Deià Grotto Theatre
Founded in fiction, the proposal draws inspiration from the novel The White Goddess: An Encounter by Simon Gough, who recounts his time spent in Mallorca as a young boy visiting his great uncle, the poet Robert Graves. During his visit, he stumbles upon an underground grotto, which he describes as having a spiral staircase, a stone stage and an auditorium like quality. The grotto becomes a source of fascination for Simon and he revisits it periodically throughout his life. The interplay between reality, memory, play and storytelling became recurring themes for this project.
Through spatial studies using various media, the project developed into an open air grotto theatre, paying homage to Graves, and the rich geological and topographical history of Deià. The geology of Mallorca is mainly comprised of limestone and sandstone, with networks of caves scattered throughout the island, where water has previously eroded the stone to create pockets of space. These features lent themselves to creating an underground form.

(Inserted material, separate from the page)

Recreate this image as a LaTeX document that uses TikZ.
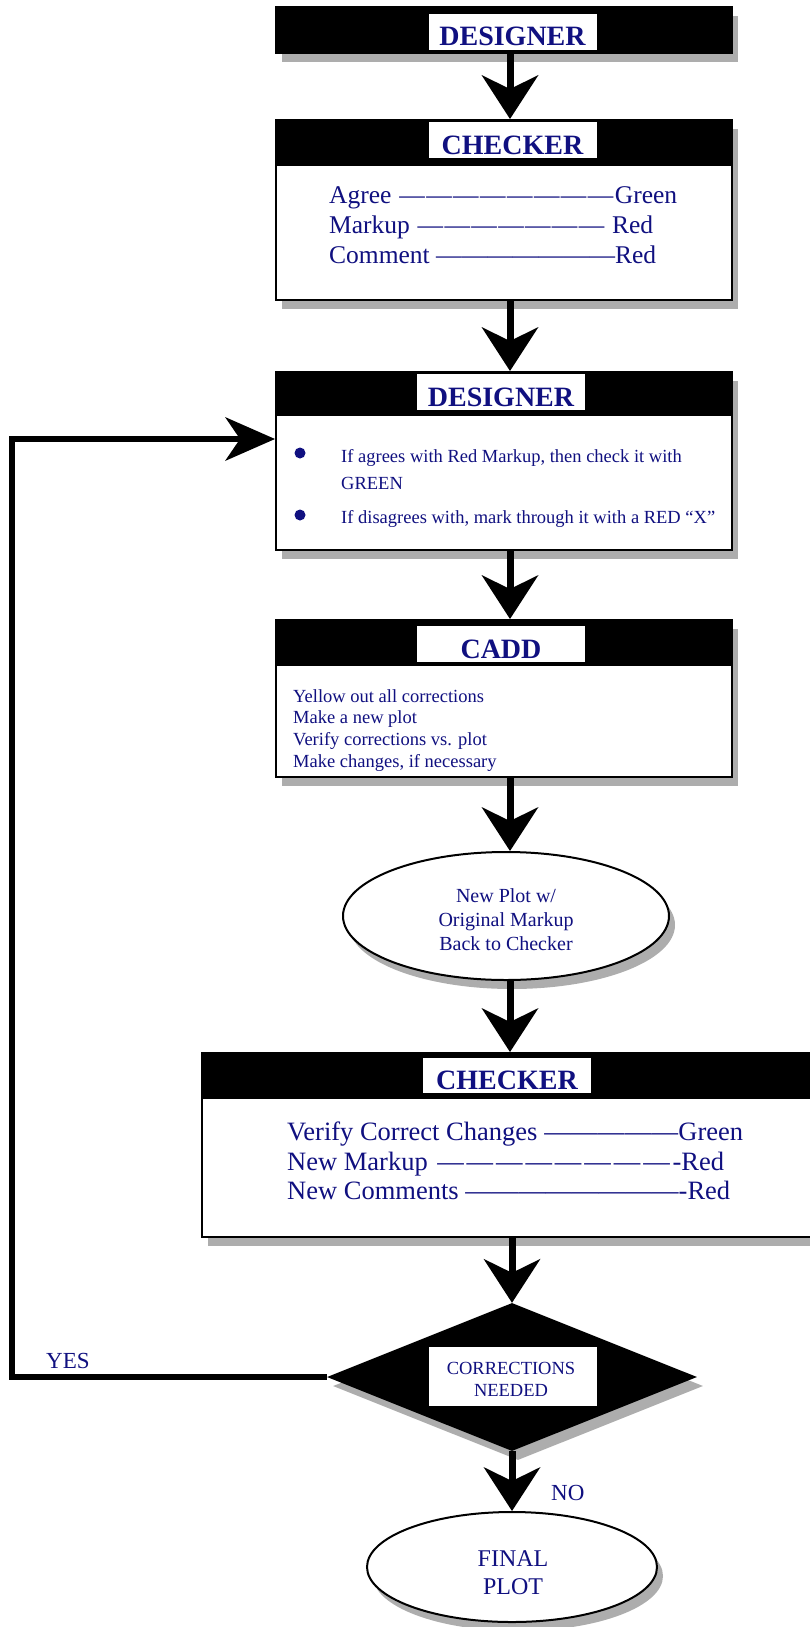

Geometries extracted from Fond Marin II, a painting by Joan Miró, who was a good friend of Robert Graves, form the limestone enclosures of the theatre. This approach allowed exploration into an unconventional method of creating a plan for the grotto space that felt both carved and made. The earth initially excavated is laid on top of the limestone and wind towers emerge from the landscape acting as landmarks to service the spaces with natural ventilation. These towers connect to an underground tunnel, called a qanat, flowing into the torrent at the bottom of the site. Qanats were introduced to the Balearic Islands by the Maghrebine Berbers in the Middle Ages, who used them to irrigate arable land. Access to the theatre comes from two atalayas, watch towers, at either end of the site, each encasing the spiral stone staircase that Simon describes.
The project gave rise to an opportunity to explore tectonic and spatial qualities in a unique way, resulting in a proposal that straddles the dualities of narrative and reality, open air and subterranean, carved and made.